The Twins won the West by two games over Kansas City cementing a place in the American League Championship Series against the Detroit Tigers. The Twins took the series 4-1, outscoring the Tigers 34-23. Gary Gaetti was named the ALCS MVP finishing the series 6-for-20 with two home runs, five runs scored and five runs batted in.

Following their series clinching win in game five, the Twins returned home to over 60,000 fans at the Metrodome to welcome them home and set the tone for the World Series against St. Louis.
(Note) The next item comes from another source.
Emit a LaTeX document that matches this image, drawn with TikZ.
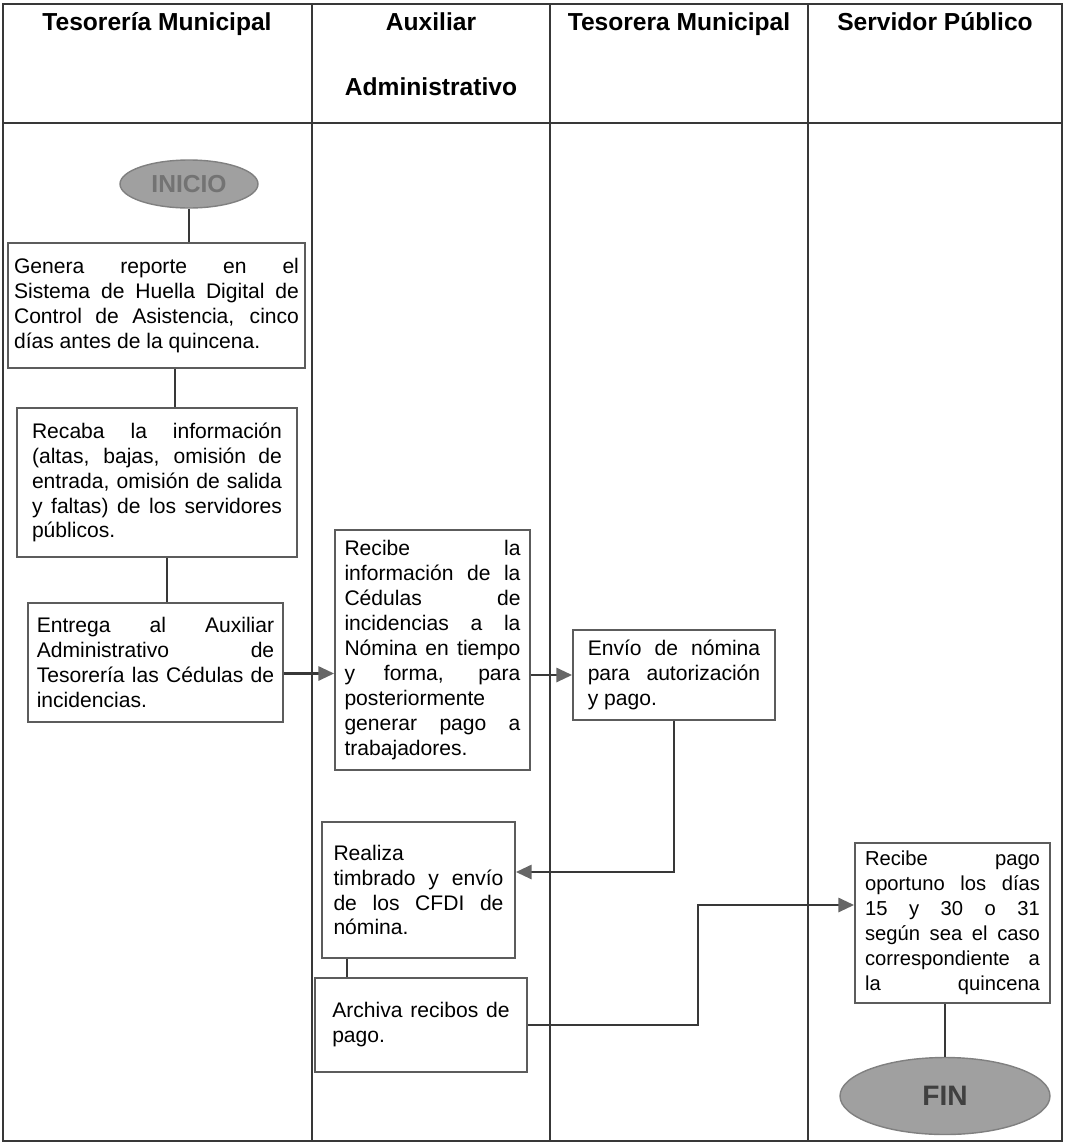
\documentclass[tikz,border=0pt]{standalone}
\usepackage{fontspec}
\setmainfont{Liberation Sans}
\usetikzlibrary{arrows.meta,shapes.geometric}
\definecolor{linegray}{HTML}{383838}
\definecolor{boxgray}{HTML}{5C5C5C}
\definecolor{tipgray}{HTML}{666666}
\definecolor{ovalgray}{HTML}{A0A0A0}
\hbadness=10000

\begin{document}
\begin{tikzpicture}[x=0.02cm,y=-0.02cm,>={Triangle[length=9pt,width=8pt,color=tipgray]},
    lane/.style={draw=linegray,line width=0.8pt},
    conn/.style={draw=linegray,line width=1.6pt},
    head node/.style={font=\fontsize{14}{16}\selectfont\bfseries,align=center,anchor=north,inner sep=0pt},
    main node/.style={draw=boxgray,line width=1pt,align=justify,inner xsep=0pt,inner ysep=0pt,
                      font=\fontsize{12}{14.2}\selectfont},
    end node/.style={ellipse,draw=gray,fill=ovalgray,line width=0.8pt,inner sep=0pt,
                     font=\fontsize{14}{16}\selectfont\bfseries}]
  \useasboundingbox (0,0) rectangle (1065,1143);
  \draw[lane] (3,4) rectangle (1062,1141);
  \draw[lane] (3,123) -- (1062,123);
  \foreach \x in {312,550,808}
    \draw[lane] (\x,4) -- (\x,1141);

  \node[head node] (h1) at (157,12) {Tesorería Municipal};
  \node[head node] (h2) at (431,12) {Auxiliar\\[21pt]Administrativo};
  \node[head node] (h3) at (679,12) {Tesorera Municipal};
  \node[head node] (h4) at (935,12) {Servidor Público};

  \node[end node,minimum width=2.76cm,minimum height=0.96cm,text=black!55] (ini) at (189,184) {INICIO};
  \node[main node,text width=5.7cm,minimum width=5.94cm,minimum height=2.5cm] (1) at (156.5,305.5)
    {Genera reporte en el\linebreak Sistema de Huella Digital de\linebreak Control de Asistencia, cinco\linebreak días antes de la quincena.};
  \node[main node,text width=5.0cm,minimum width=5.6cm,minimum height=2.98cm] (2) at (157,482.5)
    {Recaba la información\linebreak (altas, bajas, omisión de\linebreak entrada, omisión de salida\linebreak y faltas) de los servidores\linebreak públicos.};
  \node[main node,text width=4.75cm,minimum width=5.1cm,minimum height=2.38cm] (3) at (155.5,662.5)
    {Entrega al Auxiliar\linebreak Administrativo de\linebreak Tesorería las Cédulas de\linebreak incidencias.};
  \node[main node,text width=3.52cm,minimum width=3.9cm,minimum height=4.8cm] (4) at (432.5,650)
    {Recibe la\linebreak información de la\linebreak Cédulas de\linebreak incidencias a la\linebreak Nómina en tiempo\linebreak y forma, para\linebreak posteriormente\linebreak generar pago a\linebreak trabajadores.};
  \node[main node,text width=3.45cm,minimum width=4.04cm,minimum height=1.8cm] (5) at (674,675)
    {Envío de nómina\linebreak para autorización\linebreak y pago.};
  \node[main node,text width=3.4cm,minimum width=3.86cm,minimum height=2.72cm] (6) at (418.5,890)
    {Realiza\linebreak timbrado y envío\linebreak de los CFDI de\linebreak nómina.};
  \node[main node,text width=3.55cm,minimum width=4.24cm,minimum height=1.88cm] (7) at (421,1025)
    {Archiva recibos de\linebreak pago.};
  \node[main node,text width=3.5cm,minimum width=3.9cm,minimum height=3.2cm,
        font=\fontsize{11.5}{14.2}\selectfont] (8) at (952.5,923)
    {Recibe pago\linebreak oportuno los días\linebreak 15 y 30 o 31\linebreak según sea el caso\linebreak correspondiente a\linebreak la\hfill quincena};
  \node[end node,minimum width=4.2cm,minimum height=1.54cm,text=black!75,
        font=\fontsize{16}{18}\selectfont\bfseries] (fin) at (945,1096) {FIN};
  \coordinate (bend) at (698,960);

  \path[conn]
    (ini) edge (ini |- 1.north)
    ([xshift=0.37cm]1.south) edge ([xshift=0.37cm]1.south |- 2.north)
    ([xshift=0.2cm]2.south) edge ([xshift=0.2cm]2.south |- 3.north)
    ([yshift=-0.22cm]3.east) edge[->] ([yshift=-0.22cm]3.east -| 4.west)
    (4.east |- 5.west) edge[->] (5.west)
    ([xshift=-1.43cm]6.south) edge ([xshift=-1.43cm]6.south |- 7.north)
    (fin |- 8.south) edge (fin);
  \draw[conn,->] (5.south) |- ([yshift=0.36cm]6.east);
  \draw[conn,->] (7.east) -| (bend) |- ([yshift=0.36cm]8.west);
\end{tikzpicture}
\end{document}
The homer hanky was introduced for the first time and a sea of white greeted the Cardinals as they arrived at the Metrodome dubbed the Thunderdome. There was no question the 55,000 plus that attended played a huge part in the Twins win. For the first time in World Series history, the home team won every game of the series. At home, the Twins averaged 8 runs per game and only two in the three games in St. Louis.

In the seventh and deciding game, the Cardinals struck first on three consecutive singles to start the second inning. Tony Pena's single drove in Tom Lindeman. Later in the inning, catcher Steve Lake drove in Willie McGee for the 2-0 lead.

The Twins got on the board in the bottom of the second. Don Baylor was hit by a pitch, Tom Brunansky followed with a single. Then following a Kent Hrbek strikeout, Tim Laudner singled to left. Baylor was sent to the plate but was thrown out on a close play. Second baseman Steve Lombardozzi singled to score Brunansky and the Twins were on the board.

Frank Viola began to find a rhythm and held the Cardinals off the board, and in the bottom of the 5th inning, the Twins tied the game. Shortstop Greg Gagne reached on an infield single and scored when Kirby Puckett doubled to center.

They took the lead for good an inning later when Gagne's infield single scored Brunansky and added another run in the bottom of the 8th when Dan Gladden doubled home Laudner.

Closer Jeff Reardon entered in the 9th inning and the Cardinals went one-two-three. The final out coming off the bat of Willie McGee and AL Michaels on play by play exclaimed "to Gaetti…for the first time ever, the Minnesota Twins are World Champions."